É importante também repensar o impacto que o turismo de massas e o aumento desenfreado de camas no Algarve têm no gasto de água. A título de exemplo, Portimão deverá aumentar o número de quartos em 3300 nos próximos tempos. Existe ainda outro projeto em desenvolvimento em que se prevê criar mais 3238 camas.
Este aumento brutal, numa altura em que discutimos qual o futuro da região, sem acesso a água, deveria ser travado até existirem soluções viáveis à sua execução”.
Para o Deputado Municipal Paulo Baptista, que representa o PAN em Faro e na Assembleia Intermunicipal da AMAL, a reutilização de águas residuais devidamente tratadas terá de ser a prioridade, aliada a uma estratégia de monitorização, sensibilização e regulamentação para a redução dos consumos e um uso eficiente da água, em particular naqueles que representam os grandes consumos agrícolas e turísticos, e um forte combate às perdas em todas as redes de abastecimento. “Nunca conseguiremos dar uma resposta real ao problema da falta de água na região se a nossa intenção passa por criar condições para mais gastos de água, isso é irresponsável. Estamos a criar uma bolha que quanto mais cresce, maiores impactos negativos terá no futuro, que a continuar assim serão irreversíveis”.

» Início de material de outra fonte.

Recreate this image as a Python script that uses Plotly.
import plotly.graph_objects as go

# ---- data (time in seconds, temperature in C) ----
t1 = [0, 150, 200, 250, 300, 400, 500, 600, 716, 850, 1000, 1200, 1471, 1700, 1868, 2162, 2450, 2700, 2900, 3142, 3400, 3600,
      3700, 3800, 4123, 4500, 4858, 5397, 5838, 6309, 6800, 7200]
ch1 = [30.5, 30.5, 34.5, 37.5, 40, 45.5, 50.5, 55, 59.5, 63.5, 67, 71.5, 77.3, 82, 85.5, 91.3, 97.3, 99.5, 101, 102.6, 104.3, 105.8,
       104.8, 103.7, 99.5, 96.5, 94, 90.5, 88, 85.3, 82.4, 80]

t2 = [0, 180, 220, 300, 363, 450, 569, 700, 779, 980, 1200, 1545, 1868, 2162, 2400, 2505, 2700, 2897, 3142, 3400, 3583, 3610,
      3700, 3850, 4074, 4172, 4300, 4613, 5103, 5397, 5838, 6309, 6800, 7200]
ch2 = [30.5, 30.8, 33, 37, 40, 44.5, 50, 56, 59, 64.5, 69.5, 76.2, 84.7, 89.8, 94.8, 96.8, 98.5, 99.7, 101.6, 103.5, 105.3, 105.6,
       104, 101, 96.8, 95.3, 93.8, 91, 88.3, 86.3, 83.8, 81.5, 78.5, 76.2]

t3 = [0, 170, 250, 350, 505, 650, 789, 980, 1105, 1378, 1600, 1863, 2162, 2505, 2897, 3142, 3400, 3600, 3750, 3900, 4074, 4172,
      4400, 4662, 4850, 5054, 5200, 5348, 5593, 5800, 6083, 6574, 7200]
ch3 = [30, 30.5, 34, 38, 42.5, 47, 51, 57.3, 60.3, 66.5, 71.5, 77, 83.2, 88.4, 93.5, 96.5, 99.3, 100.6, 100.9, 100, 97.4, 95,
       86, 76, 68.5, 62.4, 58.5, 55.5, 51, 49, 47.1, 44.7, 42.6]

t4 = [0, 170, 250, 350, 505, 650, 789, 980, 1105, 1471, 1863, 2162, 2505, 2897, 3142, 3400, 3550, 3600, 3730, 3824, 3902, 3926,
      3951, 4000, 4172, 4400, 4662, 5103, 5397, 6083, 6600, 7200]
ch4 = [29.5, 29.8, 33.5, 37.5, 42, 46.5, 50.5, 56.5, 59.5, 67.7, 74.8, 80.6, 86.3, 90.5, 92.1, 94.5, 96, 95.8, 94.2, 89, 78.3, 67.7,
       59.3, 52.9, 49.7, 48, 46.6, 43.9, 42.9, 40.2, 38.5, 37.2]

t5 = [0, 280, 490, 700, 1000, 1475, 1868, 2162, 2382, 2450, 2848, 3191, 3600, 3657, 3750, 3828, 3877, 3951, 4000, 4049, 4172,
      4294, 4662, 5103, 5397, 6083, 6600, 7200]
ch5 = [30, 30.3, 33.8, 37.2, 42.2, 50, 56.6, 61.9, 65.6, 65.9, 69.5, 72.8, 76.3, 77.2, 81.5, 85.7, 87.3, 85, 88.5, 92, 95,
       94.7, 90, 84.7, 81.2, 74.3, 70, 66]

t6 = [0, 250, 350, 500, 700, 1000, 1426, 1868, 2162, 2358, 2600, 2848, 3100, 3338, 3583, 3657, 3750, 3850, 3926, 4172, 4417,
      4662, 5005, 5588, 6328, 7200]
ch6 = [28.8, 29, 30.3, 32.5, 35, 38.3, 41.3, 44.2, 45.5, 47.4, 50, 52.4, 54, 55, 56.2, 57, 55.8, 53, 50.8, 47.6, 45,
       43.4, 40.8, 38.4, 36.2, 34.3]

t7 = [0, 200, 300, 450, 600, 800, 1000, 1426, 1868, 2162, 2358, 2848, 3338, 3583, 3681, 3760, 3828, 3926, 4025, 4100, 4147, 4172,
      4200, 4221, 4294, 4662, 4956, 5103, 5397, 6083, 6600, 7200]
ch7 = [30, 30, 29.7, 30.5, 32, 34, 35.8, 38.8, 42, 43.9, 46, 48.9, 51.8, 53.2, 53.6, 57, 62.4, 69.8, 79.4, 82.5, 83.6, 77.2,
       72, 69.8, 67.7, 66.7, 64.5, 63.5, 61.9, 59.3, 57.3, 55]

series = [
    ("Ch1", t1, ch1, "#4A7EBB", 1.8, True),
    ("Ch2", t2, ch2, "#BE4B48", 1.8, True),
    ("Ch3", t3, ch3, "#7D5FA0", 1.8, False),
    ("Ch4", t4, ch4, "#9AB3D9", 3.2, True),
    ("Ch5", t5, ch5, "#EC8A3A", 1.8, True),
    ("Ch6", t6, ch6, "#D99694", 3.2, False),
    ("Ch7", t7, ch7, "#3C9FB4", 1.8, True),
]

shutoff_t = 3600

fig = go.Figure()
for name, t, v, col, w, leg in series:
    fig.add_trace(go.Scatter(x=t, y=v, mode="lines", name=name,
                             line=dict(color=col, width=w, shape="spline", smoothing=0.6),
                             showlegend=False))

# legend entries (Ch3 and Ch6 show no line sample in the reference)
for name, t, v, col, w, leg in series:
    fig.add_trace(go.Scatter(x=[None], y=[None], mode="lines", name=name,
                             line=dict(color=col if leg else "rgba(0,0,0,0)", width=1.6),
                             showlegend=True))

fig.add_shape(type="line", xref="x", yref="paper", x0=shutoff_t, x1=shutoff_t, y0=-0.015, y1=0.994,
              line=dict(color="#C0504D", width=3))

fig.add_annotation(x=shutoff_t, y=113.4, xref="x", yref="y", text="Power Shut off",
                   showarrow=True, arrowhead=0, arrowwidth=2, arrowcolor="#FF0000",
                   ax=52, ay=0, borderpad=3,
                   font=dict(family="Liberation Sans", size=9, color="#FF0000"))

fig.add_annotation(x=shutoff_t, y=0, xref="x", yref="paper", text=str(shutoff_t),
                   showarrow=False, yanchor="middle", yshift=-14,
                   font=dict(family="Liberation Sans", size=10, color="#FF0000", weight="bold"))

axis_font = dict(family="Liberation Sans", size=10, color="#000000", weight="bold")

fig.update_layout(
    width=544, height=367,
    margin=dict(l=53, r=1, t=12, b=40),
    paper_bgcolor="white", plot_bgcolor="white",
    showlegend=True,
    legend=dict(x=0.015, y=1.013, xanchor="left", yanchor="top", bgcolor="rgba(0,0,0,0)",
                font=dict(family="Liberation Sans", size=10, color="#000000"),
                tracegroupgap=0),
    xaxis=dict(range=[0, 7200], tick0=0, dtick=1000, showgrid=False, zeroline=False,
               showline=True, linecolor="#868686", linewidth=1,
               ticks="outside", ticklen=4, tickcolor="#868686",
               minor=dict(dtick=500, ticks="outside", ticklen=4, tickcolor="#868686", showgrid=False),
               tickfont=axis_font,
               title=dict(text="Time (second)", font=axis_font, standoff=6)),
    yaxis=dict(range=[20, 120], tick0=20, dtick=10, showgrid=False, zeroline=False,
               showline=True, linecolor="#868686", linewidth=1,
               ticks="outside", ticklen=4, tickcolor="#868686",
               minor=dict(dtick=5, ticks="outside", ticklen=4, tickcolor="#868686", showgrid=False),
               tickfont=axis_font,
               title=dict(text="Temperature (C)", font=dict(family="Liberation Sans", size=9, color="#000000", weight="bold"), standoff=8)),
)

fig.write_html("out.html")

Alexandre Pereira conclui referindo ainda que “é incompreensível e irresponsável a forma como PS e PSD têm abordado este problema, o uso da água no Algarve não é sustentável, todos os dias se abrem as torneiras como se este recurso fosse infinito. Como é possível que em 2023, com a tecnologia e conhecimentos disponíveis, ainda se permita a construção de habitações com piscinas sem qualquer limitação e edifícios onde nem sequer um projeto piloto para a reutilização de águas residuais existe.
Aliás, importa salientar que o Algarve é a região do país mais afetada pela seca e pela reduzida disponibilidade hídrica mas é ao mesmo tempo no Algarve que se consome, em média, a maior quantidade diária de água no país, de acordo com dados de 2021, disponíveis no mais recente relatório (RASARP 22) da Entidade Reguladora dos Serviços de Águas e Resíduos (ERSAR). A região apresenta consecutivamente no topo da lista do consumo de água por habitante, vários concelhos como por exemplo Lagoa, Loulé,
Albufeira, Vila do Bispo e Castro Marim, com valores muito acima dos recomendados. E estes são apenas valores de água de abastecimento doméstico, aos quais falta contabilizar os milhares de litros de água extraídos diariamente dos aquíferos.”

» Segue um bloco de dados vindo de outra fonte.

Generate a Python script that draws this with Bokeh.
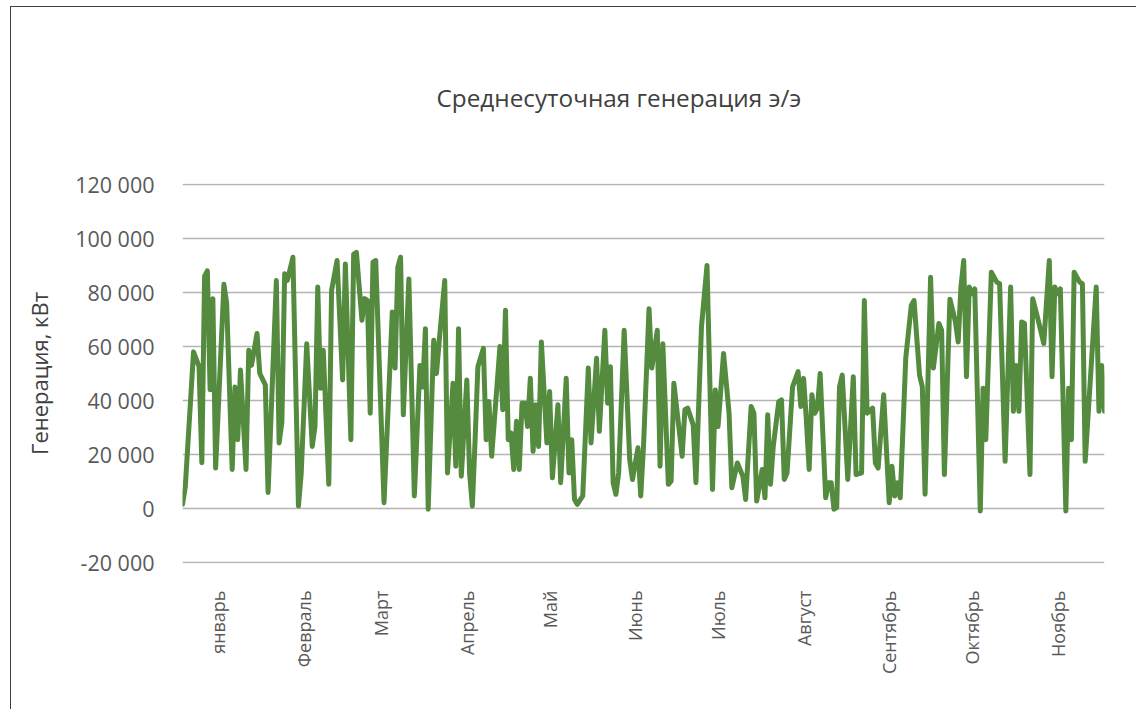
import math
from bokeh.plotting import figure
from bokeh.models import Range1d, FixedTicker, Title
from bokeh.embed import file_html
from bokeh.resources import INLINE

# Day index (0 = 1 January) and daily mean generation, kW
days = [0, 1, 4, 6, 7, 8, 9, 10, 11, 12, 15, 16, 18, 19, 20, 21, 23, 24, 25, 27, 28, 30, 31,
        34, 35, 36, 37, 38, 40, 42, 43, 45, 47, 48, 49, 50, 51, 53, 54, 56, 58, 59, 61, 62,
        63, 65, 66, 67, 68, 69, 70, 73, 76, 77, 78, 79, 80, 82, 84, 86, 87, 88, 89, 91, 92,
        93, 95, 96, 98, 99, 100, 101, 103, 104, 105, 106, 107, 109, 110, 111, 112, 115, 116,
        117, 118, 119, 120, 121, 122, 123, 124, 125, 126, 127, 128, 129, 130, 132, 133, 134,
        136, 137, 139, 140, 141, 142, 143, 145, 147, 148, 150, 151, 153, 154, 155, 156, 157,
        158, 160, 162, 163, 165, 166, 167, 169, 170, 172, 173, 174, 176, 177, 178, 181, 182,
        183, 185, 186, 188, 190, 192, 193, 194, 196, 198, 199, 201, 203, 204, 206, 207, 208,
        210, 211, 212, 213, 214, 216, 217, 218, 219, 221, 223, 224, 225, 226, 227, 228, 229,
        230, 231, 233, 234, 235, 236, 237, 238, 239, 241, 243, 244, 246, 247, 248, 250, 251,
        252, 254, 256, 257, 258, 259, 260, 262, 264, 265, 267, 268, 269, 271, 272, 274, 275,
        276, 278, 280, 281, 282, 283, 284, 285, 286, 287, 289, 290, 291, 293, 295, 296, 298,
        300, 301, 302, 303, 304, 305, 307, 308, 310, 312, 314, 315, 316, 317, 318, 320, 321,
        322, 323, 325, 326, 327, 331, 332, 333, 334]

generation = [1600, 8000, 58000, 52500, 17000, 86000, 88000, 44000, 77700, 15000, 83000, 76000,
              14500, 45000, 25500, 51300, 14500, 58600, 53000, 64800, 50000, 45800, 6000,
              84400, 24300, 32000, 86900, 84400, 93000, 1000, 13000, 61000, 23000, 30400, 82000,
              44500, 58600, 9000, 80700, 91800, 47600, 90500, 25500, 94200,
              94800, 69700, 77700, 77000, 35300, 91200, 91800, 2200, 72800, 52000, 89300, 93000,
              34700, 85000, 4700, 53000, 45000, 66600, -200, 62300, 50000,
              62000, 84400, 13200, 46400, 15700, 66600, 12000, 47600, 13200, 1000, 25500, 52500,
              59300, 25500, 39600, 19400, 60000, 36600,
              73400, 25500, 28000, 14500, 32300, 14500, 39000, 39000, 30400, 48200, 21200, 38400,
              23000, 61700, 24300, 43300, 11400,
              38400, 9600, 48200, 13200, 25500, 3400, 1600, 4700, 52000, 24300, 55600, 28600,
              66000, 39000, 52500, 9600, 5300,
              13200, 66000, 18200, 10800, 22500, 4700, 23000, 74000, 52000, 66000, 15700, 61000,
              9000, 10200, 46400, 19400, 36600,
              37200, 31000, 9600, 67200, 90000, 7100, 43900, 30400, 57400, 35300, 7700, 16900,
              12000, 3400, 37800, 35300, 2800,
              14500, 4000, 34700, 9000, 23000, 39600, 40200, 10800, 13200, 45100, 50700, 37800,
              48200, 32900, 14500, 42100, 35300,
              37200, 50000, 4000, 9600, 9600, -200, 400, 45100, 49400, 10800, 48800, 12600, 13200,
              77000, 35300, 37200, 16900,
              15000, 42100, 2200, 15700, 4700, 9600, 4000, 55600, 75200, 77000, 49400, 45100,
              5300, 85600, 52000, 68500, 66000,
              12600, 77500, 69100, 61700, 82000, 91800, 48800, 82000, 79500, 81300, -900, 44500,
              25500, 87500, 83800, 83200, 17500,
              82000, 36000, 53000, 36000, 69100, 68500, 12600, 77700, 69700, 61100, 91800, 48800,
              82000, 79500, 81300, -900, 44500,
              25500, 87500, 83800, 83200, 17500, 82000, 36000, 53000, 36000]

months = ["январь", "Февраль", "Март", "Апрель", "Май", "Июнь", "Июль", "Август",
          "Сентябрь", "Октябрь", "Ноябрь"]
month_lengths = [31, 28, 31, 30, 31, 30, 31, 31, 30, 31, 30]

y_ticks = [-20000, 0, 20000, 40000, 60000, 80000, 100000, 120000]
y_tick_labels = ["-20 000", "0", "20 000", "40 000", "60 000", "80 000", "100 000", "120 000"]

title_text = "Среднесуточная генерация э/э"
y_axis_title = "Генерация, кВт"

FONT = "Open Sans"

# mid-month tick positions
month_starts = [sum(month_lengths[:i]) for i in range(len(month_lengths))]
mid_month = [s + 13 for s in month_starts]

p = figure(width=1126, height=703, output_backend="svg", toolbar_location=None,
           x_range=Range1d(0, 334), y_range=Range1d(-20300, 120300),
           min_border_left=171, min_border_right=33, min_border_top=176, min_border_bottom=147,
           styles={"border-left": "1px solid #3f3f3f", "border-top": "1px solid #3f3f3f",
                   "margin-left": "10px", "margin-top": "6px"})
p.outline_line_color = None
p.background_fill_color = "white"
p.border_fill_color = "white"

t = Title(text=title_text, align="left", offset=254, text_font=FONT,
          text_font_size="24.3px", text_font_style="normal", text_color="#404040",
          standoff=140)
p.add_layout(t, "above")

p.line(days, generation, line_color="#548b3f", line_width=5, line_join="round",
       line_cap="round")

# y axis
p.yaxis.ticker = FixedTicker(ticks=y_ticks)
p.yaxis.major_label_overrides = {v: s for v, s in zip(y_ticks, y_tick_labels)}
p.yaxis.axis_line_color = None
p.yaxis.major_tick_line_color = None
p.yaxis.minor_tick_line_color = None
p.yaxis.major_label_standoff = 22
p.yaxis.major_label_text_font = FONT
p.yaxis.major_label_text_font_size = "21.5px"
p.yaxis.major_label_text_color = "#595959"
p.yaxis.axis_label = y_axis_title
p.yaxis.axis_label_text_font = FONT
p.yaxis.axis_label_text_font_size = "22px"
p.yaxis.axis_label_text_font_style = "normal"
p.yaxis.axis_label_text_color = "#404040"
p.yaxis.axis_label_standoff = 18

# x axis (below)
xax = p.below[0]
xax.ticker = FixedTicker(ticks=mid_month)
xax.major_label_overrides = {d: m for d, m in zip(mid_month, months)}
xax.major_label_orientation = math.pi / 2
xax.axis_line_color = None
xax.major_tick_line_color = None
xax.minor_tick_line_color = None
xax.major_label_standoff = 21
xax.major_label_text_font = FONT
xax.major_label_text_font_size = "18px"
xax.major_label_text_color = "#595959"

p.xgrid.grid_line_color = None
p.ygrid.grid_line_color = "#b4b4b4"
p.ygrid.grid_line_width = 1.5

open("out.html", "w").write(file_html(p, INLINE))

“Dizem que a construção de uma dessalinizadora não é uma solução inédita no país, por exemplo, a ilha de Porto Santo, na Madeira, foi pioneira na dessalinização e já transforma água do mar em água potável há mais de 40 anos. Mas o Porto Santo, com cerca de 5 mil habitantes, representa 1% da população do Algarve, que tem quase 500 mil residentes. Se a estes números acrescentarmos o turismo, percebemos que sem uma responsabilização por um consumo doméstico sustentável, uma redução do uso da água nos empreendimentos turísticos e na agricultura, a mega central de dessalinização e novas barragens vão ser problemas em cima de outros que já existem, e no limite não se resolve nenhum.
Parece que temos um garrafão cheio de furos e que andamos todos à procura de novas fontes de água para o encher, quando o foco deverá estar em tapar primeiro os furos. Assim, não há barragens, transvases ou dessalinizadoras que cheguem, pois os furos vão continuar a vazar o garrafão, por mais quantidade de água que se arranje!”